もっとも、ブラウザやメーラー、オフィススイートを利用する範囲では、Aero Glassの有効、無効の体感上の違いは感じられないし、全体のパフォーマンスとしても不満を感じることはなかった。一方、3D描画のテストについては、3Dark06の内容がヘビーすぎるので(3DMark05はWindows Vistaに非対応)、FFベンチを参考までに実行するに留めた。結果は低解像度でとりあえず問題なしといったところ。さすがに3Dゲームに関しては多大な期待はしないほうがよさそうだ。

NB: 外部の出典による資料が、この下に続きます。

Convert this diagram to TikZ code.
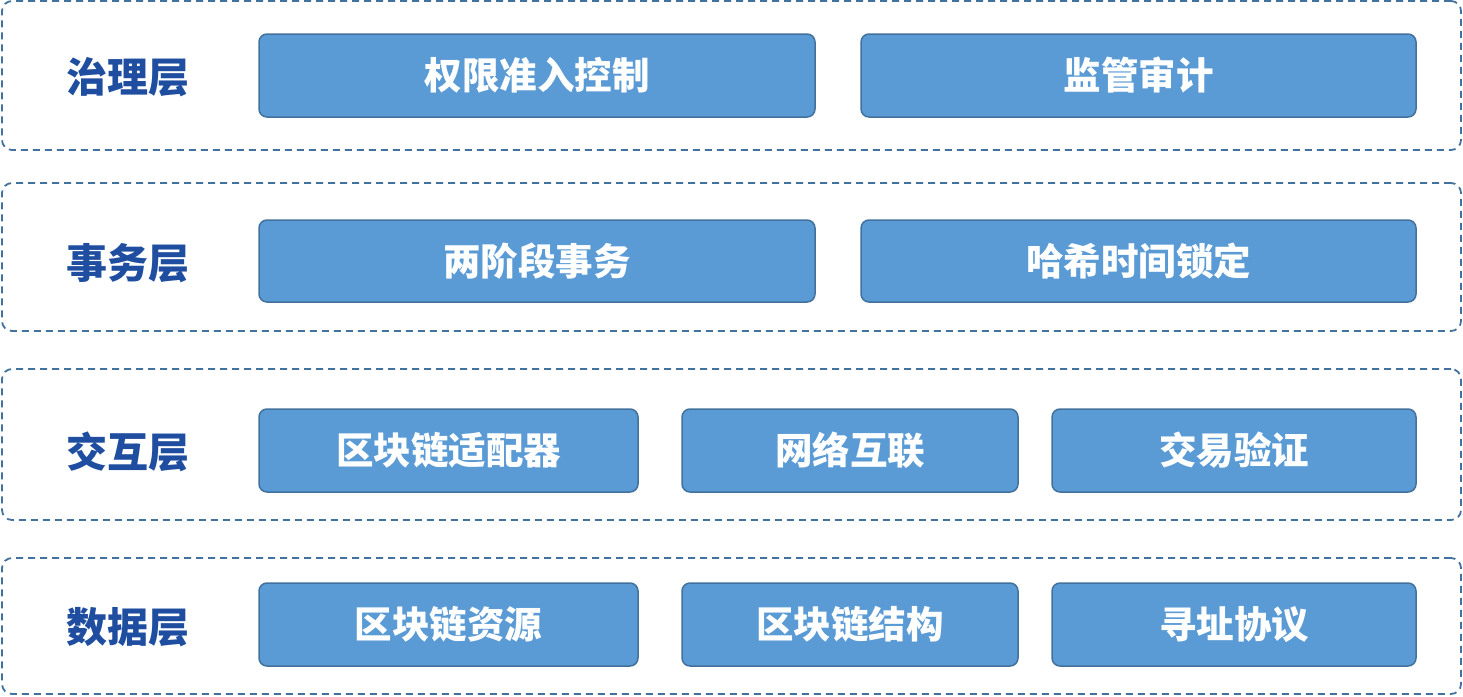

Core Duo対応でさらに活躍の場を広げたマルチB5ノート
本機は魅力はやはり小型軽量ボディにCore Duoを搭載できる点だろう。デュアルコアのメリットをストレートに享受できるソフトウェアは依然多くは存在しないが、セキュリティ関係でバックグランドで動作するソフトの数はどんどん増えている。モバイル利用のためだけに本機を購入するのならばそれほど性能にこだわる必要はないものの、2スピンドルを生かしてメインPCとしても利用する場合などには、やはりCore Duoをお勧めしたい。
また、なぜこのタイミングでCore 2 Duoではないのか、という疑問を感じる人もいると思うが、Core 2 Duoシリーズには超低電圧版はまだ準備されていないので、バッテリー動作時間とのトレードオフが大きい。本機の位置付け的にはCore Duoで正解である。
CPUのBTO項目を除くと従来モデルから大きな変更はないものの、タッチパッドがスクロール対応になった点は大きな改良と言えるし、BTOの自由度の高さももちろん健在だ。マルチに使える軽量ノートPCを狙っている人には有力な選択肢の1つになるだろう。